Alleato sì, ma sempre
secondo propri interessi e dettami, perciò Washington in queste ore sta
spingendo affinché Massoud Barzani e il suo partito (Pdk) mettano da parte la
scadenza del referendum d’indipendenza del Kurdistan fissato per il 25
settembre. ‘Non è tempo di voto’ sostengono
alla Casa Bianca e qui la frattura diventa netta, perché nel territorio fremono
i preparativi con tanto di striscioni e cartelli elettorali. La posizione
statunitense non è un diniego, si vuole posticipare la consultazione in una
fase meno turbolenta. Però l’affermazione diventa sibillina, visto il crescendo
bellico registrato in questi anni nella regione, dove i peshmerga kurdi hanno
giocato un ruolo di primo piano nella difesa dei propri territori e
nell’offensiva per la riconquista delle aree occupate quattro anni addietro dai
miliziani del Daesh. Tutto ciò è stato reso possibile anche grazie agli
armamenti ricevuti dal Pentagono, ma la leadership di Erbil si sente in credito
coi politici d’Oltreoceano, obamiani o trumpiani che siano. Col referendum, pur
limitato ai territori del Kurdistan iracheno, entra in ballo il fattore per un
secolo evitato dalla politica coloniale mondiale: la creazione di una nazione
kurda. O perlomeno di un suo embrione.
La frammentazione della
cospicua comunità in quattro Paesi, le divisioni interne fra i vari ceppi
etnici, le ulteriori divisioni politiche fra i kurdi anche dentro la stessa
comunità, come accade nella regione irachena, non cancellano il fantasma con
cui la geopolitica mondiale non vuole misurarsi. Le nazioni forti del
Medioriente infiammato, Turchia e Iran, coinvolte direttamente e per interposte
fazioni nella crisi e guerra siriana, sono entrambe contrarie a concedere autonomie
locali sia entro i propri confini sia fra i vicini. Egualmente le potenze
mondiali americana e russa, attente agli sviluppi del possibile ridisegno mediorientale
non gradiscono la frantumazione di due Paesi alleati e protetti: Iraq e Siria.

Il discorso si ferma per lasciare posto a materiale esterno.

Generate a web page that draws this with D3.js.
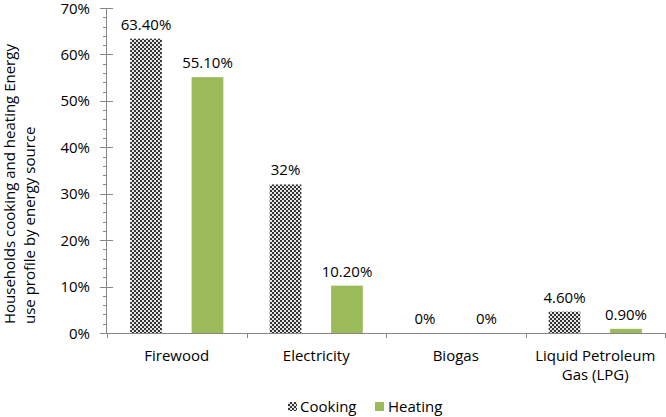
<!DOCTYPE html>
<html>
<head>
<meta charset="utf-8">
<script src="https://cdn.jsdelivr.net/npm/d3@7"></script>
<style>
  body { margin: 0; background: #fff; }
  text { font-family: "Open Sans", "Liberation Sans", sans-serif; fill: #000; }
</style>
</head>
<body>
<svg id="chart" width="666" height="417"></svg>
<script>
const categories = ["Firewood", "Electricity", "Biogas", "Liquid Petroleum Gas (LPG)"];
const categoryLines = [["Firewood"], ["Electricity"], ["Biogas"], ["Liquid Petroleum", "Gas (LPG)"]];
const seriesNames = ["Cooking", "Heating"];
const cooking = [63.4, 32, 0, 4.6];
const heating = [55.1, 10.2, 0, 0.9];
const cookingLabels = ["63.40%", "32%", "0%", "4.60%"];
const heatingLabels = ["55.10%", "10.20%", "0%", "0.90%"];
const yTicks = [0, 10, 20, 30, 40, 50, 60, 70];
const yTitleLines = ["Households cooking and heating Energy", "use profile by energy source"];

const svg = d3.select("#chart");
const x0 = 107, x1p = 665, yTop = 8, yBot = 333;

const defs = svg.append("defs");
const pat = defs.append("pattern").attr("id", "checker").attr("patternUnits", "userSpaceOnUse")
  .attr("width", 4).attr("height", 4);
pat.append("rect").attr("width", 4).attr("height", 4).attr("fill", "#e4e4e4");
pat.append("rect").attr("x", 0).attr("y", 0).attr("width", 2).attr("height", 2).attr("fill", "#353535");
pat.append("rect").attr("x", 2).attr("y", 2).attr("width", 2).attr("height", 2).attr("fill", "#353535");

const x = d3.scaleBand().domain(categories).range([x0, x1p]).padding(0);
const xs = d3.scaleBand().domain(seriesNames).range([0, x.bandwidth()]).paddingInner(0.484).paddingOuter(0.377);
const y = d3.scaleLinear().domain([0, 70]).range([yBot, yTop]);

const fills = { Cooking: "url(#checker)", Heating: "#9BBB59" };
const data = categories.map((c, i) => ({ c, vals: [
  { s: "Cooking", v: cooking[i], label: cookingLabels[i] },
  { s: "Heating", v: heating[i], label: heatingLabels[i] } ] }));

const axisColor = "#868686";

// bars
const g = svg.append("g");
data.forEach(d => {
  d.vals.forEach(p => {
    const bx = x(d.c) + xs(p.s);
    if (p.v > 0) {
      g.append("rect").attr("x", bx).attr("y", y(p.v)).attr("width", xs.bandwidth())
        .attr("height", y(0) - y(p.v)).attr("fill", fills[p.s]);
    }
    g.append("text").attr("x", bx + xs.bandwidth() / 2).attr("y", y(p.v) - 9)
      .attr("text-anchor", "middle").attr("font-size", 15).text(p.label);
  });
});

// y axis
const ya = svg.append("g").attr("stroke", axisColor).attr("stroke-width", 1);
ya.append("line").attr("x1", x0 - 0.5).attr("x2", x0 - 0.5).attr("y1", y(70)).attr("y2", y(0));
d3.range(0, 71, 2).forEach(t => {
  const yy = Math.round(y(t)) + 0.5;
  if (t % 10 === 0) {
    ya.append("line").attr("x1", x0 - 7).attr("x2", x0 + 6).attr("y1", yy).attr("y2", yy);
  } else {
    ya.append("line").attr("x1", x0 - 4).attr("x2", x0).attr("y1", yy).attr("y2", yy);
  }
});
svg.append("g").selectAll("text").data(yTicks).join("text")
  .attr("x", 90).attr("y", d => y(d) + 5.5).attr("text-anchor", "end")
  .attr("font-size", 15).text(d => d + "%");

// x axis
const xa = svg.append("g").attr("stroke", axisColor).attr("stroke-width", 1);
xa.append("line").attr("x1", x0 - 0.5).attr("x2", x1p + 0.5).attr("y1", yBot + 0.5).attr("y2", yBot + 0.5);
categories.forEach((c, i) => {
  const xx = Math.round(x(c)) + 0.5;
  xa.append("line").attr("x1", xx).attr("x2", xx).attr("y1", yBot).attr("y2", yBot + 5);
});
xa.append("line").attr("x1", x1p + 0.5).attr("x2", x1p + 0.5).attr("y1", yBot).attr("y2", yBot + 5);

categories.forEach((c, i) => {
  const t = svg.append("text").attr("x", x(c) + x.bandwidth() / 2).attr("y", 361)
    .attr("text-anchor", "middle").attr("font-size", 15);
  categoryLines[i].forEach((ln, j) => {
    t.append("tspan").attr("x", x(c) + x.bandwidth() / 2).attr("dy", j === 0 ? 0 : 19).text(ln);
  });
});

// y title
yTitleLines.forEach((ln, j) => {
  svg.append("text").attr("transform", `translate(${15 + j * 20},324) rotate(-90)`)
    .attr("text-anchor", "start").attr("font-size", 15).text(ln);
});

// legend
const leg = svg.append("g");
const legItems = [{ s: "Cooking", x: 288, tx: 300 }, { s: "Heating", x: 375, tx: 388 }];
legItems.forEach(it => {
  leg.append("rect").attr("x", it.x).attr("y", 402).attr("width", 9).attr("height", 9).attr("fill", fills[it.s]);
  leg.append("text").attr("x", it.tx).attr("y", 412).attr("font-size", 15).text(it.s);
});
</script>
</body>
</html>
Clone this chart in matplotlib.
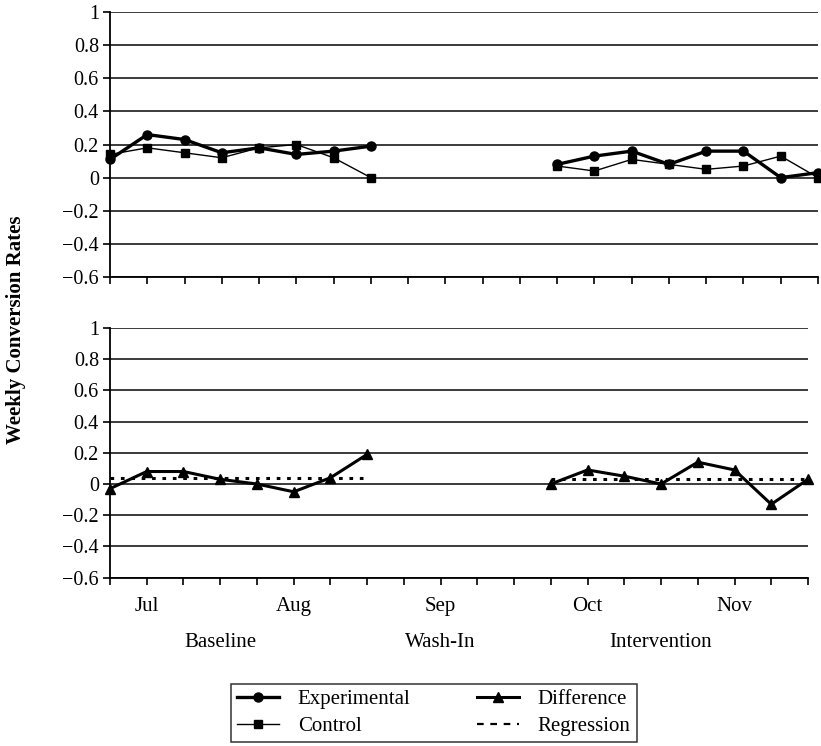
#%% Libraries
import numpy as np
import matplotlib.pyplot as plt
from matplotlib.lines import Line2D

plt.rcParams['font.family'] = ['Liberation Serif', 'DejaVu Serif']

#%% Data (weekly conversion rates)
months      = ['Jul', 'Aug', 'Sep', 'Oct', 'Nov']
month_idx   = [1, 5, 9, 13, 17]
phases      = ['Baseline', 'Wash-In', 'Intervention']
phase_idx   = [3, 9, 15]
n_weeks     = 20

base_weeks  = np.arange(0, 8)
int_weeks   = np.arange(12, 20)

exp_base    = [0.11, 0.26, 0.23, 0.15, 0.18, 0.14, 0.16, 0.19]
ctl_base    = [0.14, 0.18, 0.15, 0.12, 0.18, 0.20, 0.12, 0.00]
exp_int     = [0.08, 0.13, 0.16, 0.08, 0.16, 0.16, 0.00, 0.03]
ctl_int     = [0.07, 0.04, 0.11, 0.08, 0.05, 0.07, 0.13, 0.00]

diff_base   = [-0.03, 0.08, 0.08, 0.03, 0.00, -0.05, 0.04, 0.19]
diff_int    = [0.00, 0.09, 0.05, 0.00, 0.14, 0.09, -0.13, 0.03]
reg_base    = [0.04, 0.04]
reg_int     = [0.03, 0.03]

yticks      = [-0.6, -0.4, -0.2, 0, 0.2, 0.4, 0.6, 0.8, 1]
ylabels     = ['\u22120.6', '\u22120.4', '\u22120.2', '0', '0.2', '0.4', '0.6', '0.8', '1']

#%% Figure
fig = plt.figure(figsize=(8.21, 7.46), dpi=100)
ax1 = fig.add_axes([110/821, 1-277/746, (818-110)/821, 265/746])
ax2 = fig.add_axes([110/821, 1-577.6/746, (808-110)/821, 249.6/746])

def style_axis(ax):
    ax.set_xlim(0, n_weeks-1)
    ax.set_ylim(-0.6, 1)
    ax.set_yticks(yticks)
    ax.set_yticklabels(ylabels, fontsize=14.5)
    ax.set_xticks(np.arange(n_weeks))
    ax.set_xticklabels([])
    for y in yticks:
        ax.axhline(y, color='#1a1a1a', lw=1.2, zorder=1)
    for s in ['top', 'right']:
        ax.spines[s].set_visible(False)
    ax.spines['left'].set_linewidth(1.3)
    ax.spines['bottom'].set_linewidth(1.3)
    ax.tick_params(axis='both', direction='out', length=5, width=1.2, colors='black', pad=3)

style_axis(ax1)
style_axis(ax2)

#%% Top panel: experimental vs control
for wk, e, c in [(base_weeks, exp_base, ctl_base), (int_weeks, exp_int, ctl_int)]:
    ax1.plot(wk, c, color='black', lw=1.0, marker='s', ms=6, zorder=3, clip_on=False)
    ax1.plot(wk, e, color='black', lw=2.4, marker='o', ms=6.5, zorder=4, clip_on=False)

#%% Bottom panel: difference and regression
for wk, d, r in [(base_weeks, diff_base, reg_base), (int_weeks, diff_int, reg_int)]:
    ax2.plot([wk[0], wk[-1]], r, color='black', lw=2.2, ls=(0, (1.2, 2.2)), zorder=3)
    ax2.plot(wk, d, color='black', lw=2.2, marker='^', ms=6.5, zorder=4, clip_on=False)

#%% x labels (months and phases)
lbls = ['']*n_weeks
for i, m in zip(month_idx, months):
    lbls[i] = m
ax2.set_xticklabels(lbls, fontsize=15)
ax2.tick_params(axis='x', pad=9)
for i, p in zip(phase_idx, phases):
    ax2.text(i, -0.6 - 0.355, p, ha='center', va='top', fontsize=15)

fig.text(16/821, 1-330/746, 'Weekly Conversion Rates', rotation=90, ha='center', va='center',
         fontsize=15, fontweight='bold')

#%% Legend
handles = [Line2D([], [], color='black', lw=2.4, marker='o', ms=6.5),
           Line2D([], [], color='black', lw=1.0, marker='s', ms=6),
           Line2D([], [], color='black', lw=2.2, marker='^', ms=6.5),
           Line2D([], [], color='black', lw=1.6, ls=(0, (3, 3)))]
names = ['Experimental', 'Control', 'Difference', 'Regression']
leg = fig.legend(handles, names, ncol=2, loc='center', bbox_to_anchor=(434/821, 1-713/746),
                 fontsize=15, frameon=True, fancybox=False, edgecolor='black', handlelength=2.0,
                 columnspacing=3.2, labelspacing=0.35, borderpad=0.3, handletextpad=0.9)
leg.get_frame().set_linewidth(1.1)

fig.savefig('out.png', dpi=100)
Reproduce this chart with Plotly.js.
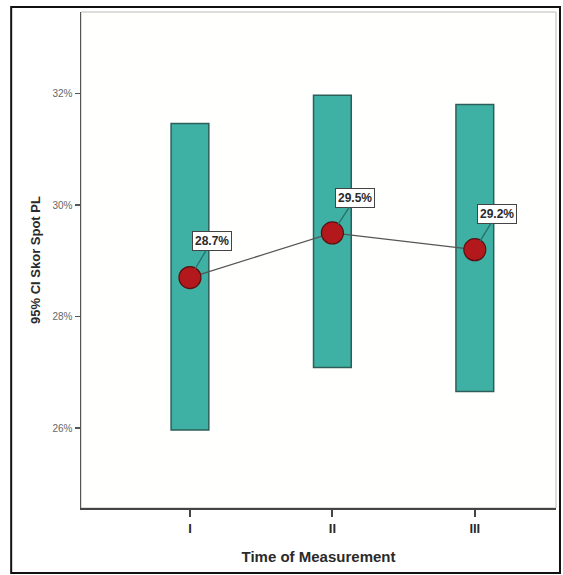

E’ una contraddizione perché di fatto queste nazioni si ritrovano disgregate da terribili guerre, anche
fratricide. Il quadro è in divenire, partite e obiettivi differenti
s’incrociano su uno scacchiere quanto mai complesso. Washington lavora per conservare
il consunto status quo con cui Baghdad riconosce da tempo l’autonomia del
territorio del nord, definito Kurdistan. I kurdi, però, accanto al marchio
d’indipendenza, vogliono inserire nella regione la provincia di Kirkuk, coi
tanti pozzi petroliferi che costituiscono una delle perle del governo centrale
iracheno (e delle compagnìe estrattive mondiali che li sfruttano).
Contro quest’ipotesi si
schierano anche le minoranze arabe e turkmene presenti in quella fetta di
territorio che continua a essere disputato non solo per fini economici e
politici, ma di appartenenza etnica. Nei decenni si sono ripetuti contrasti fra
clan e comunità con faide e spostamenti di gruppi, occupazioni e demolizioni di
case, razzie e vendette. Attualmente il governo di Baghdad non ha l’autorità e
la forza militare né del trascorso regime baathista, né della prima fase di
transizione. Ma se opponesse un’azione di forza sul tema referendario, magari
con l’avallo statunitense, la contrapposizione fra gruppi etnici rilancerebbe
un caos violento poco controllabile. E’ l’opzione che teoricamente tutti
scongiurano, sebbene in contemporanea ciascuna parte alza la voce senza optare
per il dialogo. In più la recente uscita di Trump sulla vicenda: “La questione del referendum kurdo distoglie
l’attenzione dall’impegno primario: la lotta all’Isis” anziché compattare
le parti, ha gettato benzina sul fuoco visto che mette in discussione un tema
caro ai peshmerga, i combattenti sul campo dei miliziani neri. Costoro, dopo
gli encomi, cercano l’incasso politico e mercantile.